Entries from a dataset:
--- Begin ---
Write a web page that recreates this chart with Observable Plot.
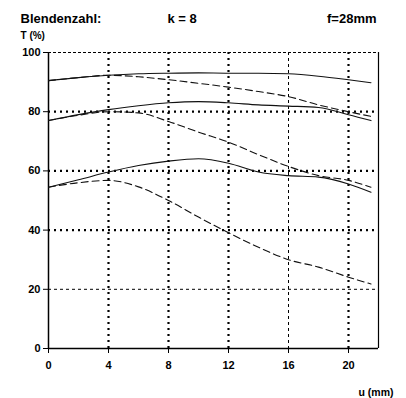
<!DOCTYPE html>
<html><head><meta charset="utf-8">
<script src="https://cdn.jsdelivr.net/npm/d3@7"></script>
<script src="https://cdn.jsdelivr.net/npm/@observablehq/plot@0.6"></script>
<style>body{margin:0;background:#fff;} svg{display:block;}</style>
</head><body><div id="chart"></div>
<script>
const uValues = [0, 2, 4, 6, 8, 10, 12, 14, 16, 18, 20, 21.5];
const solidHigh = [90.5, 91.5, 92.3, 92.8, 93.0, 93.1, 93.0, 93.0, 92.8, 92.0, 90.8, 89.8];
const dashedHigh = [90.5, 91.5, 92.3, 91.8, 90.8, 89.6, 88.3, 86.8, 85.1, 82.3, 80.0, 78.4];
const solidMid = [77.0, 79.0, 80.7, 82.0, 83.0, 83.4, 83.0, 82.3, 81.9, 81.4, 79.0, 77.0];
const dashedMid = [77.0, 78.8, 80.0, 79.6, 76.7, 73.1, 69.7, 65.5, 61.5, 58.4, 56.8, 54.5];
const solidLow = [54.5, 57.0, 59.6, 61.8, 63.3, 64.1, 62.6, 59.6, 58.4, 57.9, 55.6, 52.8];
const dashedLow = [54.5, 56.0, 56.8, 54.6, 50.0, 44.4, 39.1, 34.2, 30.0, 27.5, 24.1, 21.8];
const xTicks = [0, 4, 8, 12, 16, 20];
const yTicks = [0, 20, 40, 60, 80, 100];
const thickGridX = [4, 8, 12, 20];
const thinGridX = [16];
const thickGridY = [40, 60, 80];
const thinGridY = [20];

const series = [
  {name: "solidHigh", vals: solidHigh, dashed: false},
  {name: "dashedHigh", vals: dashedHigh, dashed: true},
  {name: "solidMid", vals: solidMid, dashed: false},
  {name: "dashedMid", vals: dashedMid, dashed: true},
  {name: "solidLow", vals: solidLow, dashed: false},
  {name: "dashedLow", vals: dashedLow, dashed: true}
];
const rows = series.flatMap(s => s.vals.map((v, i) => ({u: uValues[i], t: v, s: s.name, dashed: s.dashed})));
const font = "Liberation Sans, Arial, sans-serif";

const chart = Plot.plot({
  width: 406, height: 398,
  marginLeft: 48, marginRight: 28, marginTop: 52, marginBottom: 50,
  style: {fontFamily: font, fontWeight: "bold", fontSize: "11px", color: "#000", background: "#fff"},
  x: {domain: [0, 22], ticks: xTicks, tickSize: 5, tickPadding: 6, label: null},
  y: {domain: [0, 100], ticks: yTicks, tickSize: 5, tickPadding: 3, label: null},
  marks: [
    Plot.ruleX(thickGridX, {stroke: "#000", strokeWidth: 2.2, strokeDasharray: "2,4"}),
    Plot.ruleX(thinGridX, {stroke: "#000", strokeWidth: 1, strokeDasharray: "3,3"}),
    Plot.ruleY(thickGridY, {stroke: "#000", strokeWidth: 2.2, strokeDasharray: "2,4"}),
    Plot.ruleY(thinGridY, {stroke: "#000", strokeWidth: 1, strokeDasharray: "3,3"}),
    Plot.ruleY([100], {stroke: "#000", strokeWidth: 1, strokeDasharray: "3,2"}),
    Plot.ruleX([22], {stroke: "#000", strokeWidth: 1.2}),
    Plot.ruleX([0], {stroke: "#000", strokeWidth: 1.5}),
    Plot.ruleY([0], {stroke: "#000", strokeWidth: 1.5}),
    Plot.axisX({ticks: xTicks, tickSize: 5, tickPadding: 8, fontWeight: "bold", fontSize: 11, label: null}),
    Plot.axisY({ticks: yTicks, tickSize: 5, tickPadding: 3, fontWeight: "bold", fontSize: 11, label: null}),
    Plot.line(rows.filter(d => !d.dashed), {x: "u", y: "t", z: "s", stroke: "#111", strokeWidth: 1.1, curve: "monotone-x"}),
    Plot.line(rows.filter(d => d.dashed), {x: "u", y: "t", z: "s", stroke: "#111", strokeWidth: 1.1, strokeDasharray: "7,4", curve: "monotone-x"}),
    Plot.text(["Blendenzahl:"], {frameAnchor: "top-left", dx: -28, dy: -39, textAnchor: "start", fontSize: 13, fontWeight: "bold"}),
    Plot.text(["k = 8"], {frameAnchor: "top-left", dx: 119, dy: -39, textAnchor: "start", fontSize: 13, fontWeight: "bold"}),
    Plot.text(["f=28mm"], {frameAnchor: "top-right", dx: -2, dy: -39, textAnchor: "end", fontSize: 13, fontWeight: "bold"}),
    Plot.text(["T (%)"], {frameAnchor: "top-left", dx: -28, dy: -21, textAnchor: "start", fontSize: 10, fontWeight: "bold"}),
    Plot.text(["u (mm)"], {frameAnchor: "bottom-right", dx: 15, dy: 47, textAnchor: "end", fontSize: 10.5, fontWeight: "bold"})
  ]
});
document.getElementById("chart").appendChild(chart);
</script>
</body></html>
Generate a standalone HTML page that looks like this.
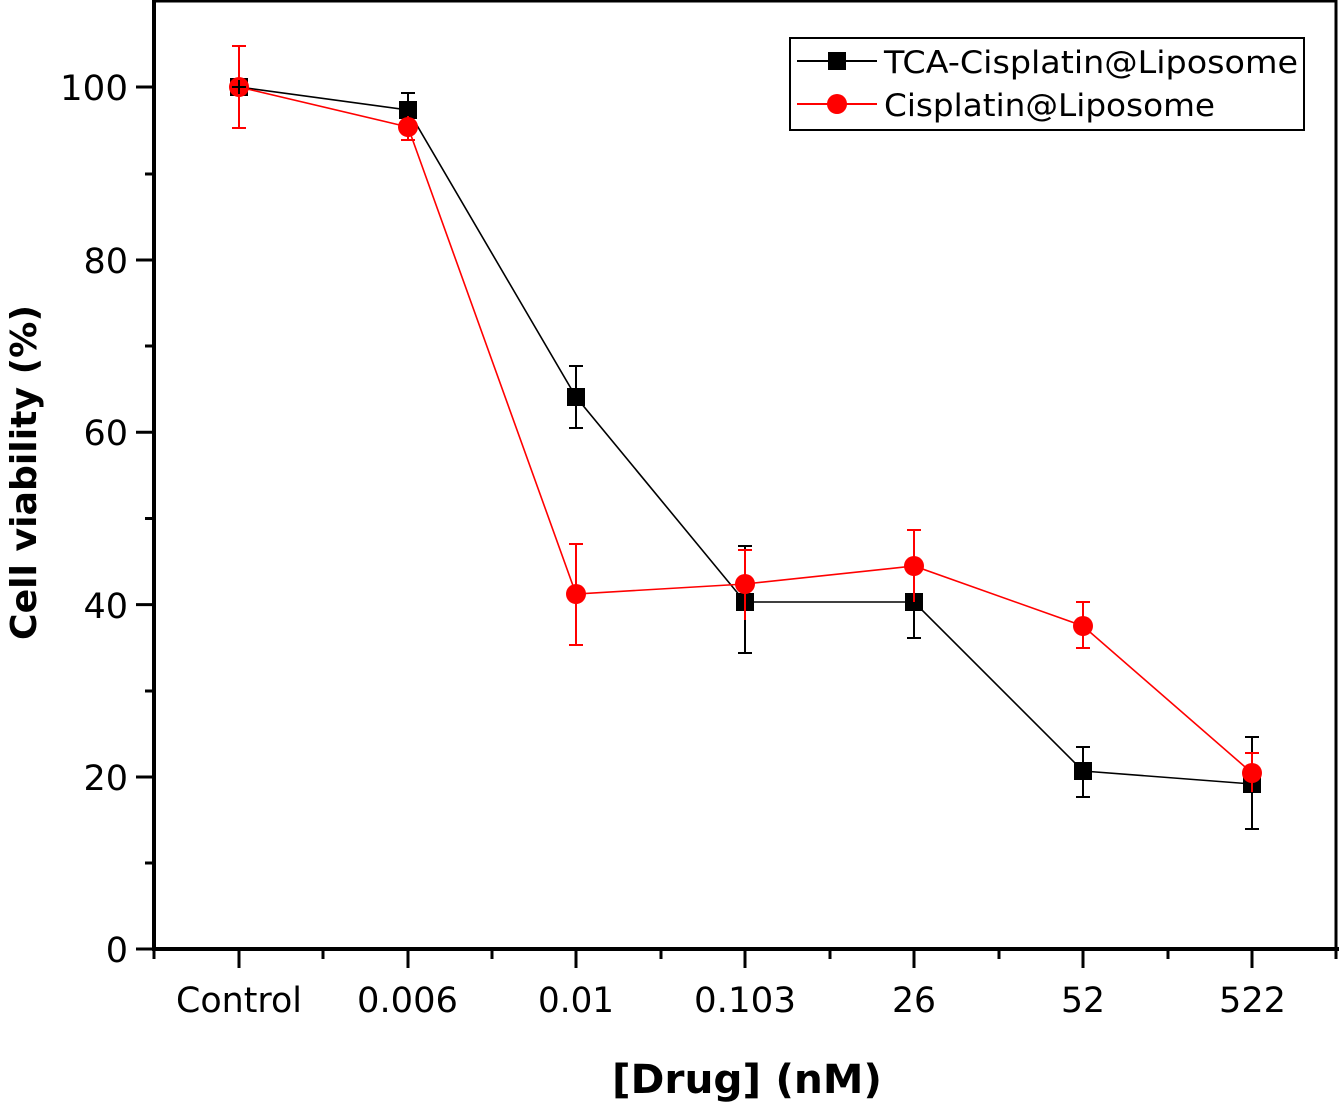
--- End ---
### THE REQUEST
Using the data above, copy each line that contains "this".

### CORRECT RESULT
Write a web page that recreates this chart with Observable Plot.
Generate a standalone HTML page that looks like this.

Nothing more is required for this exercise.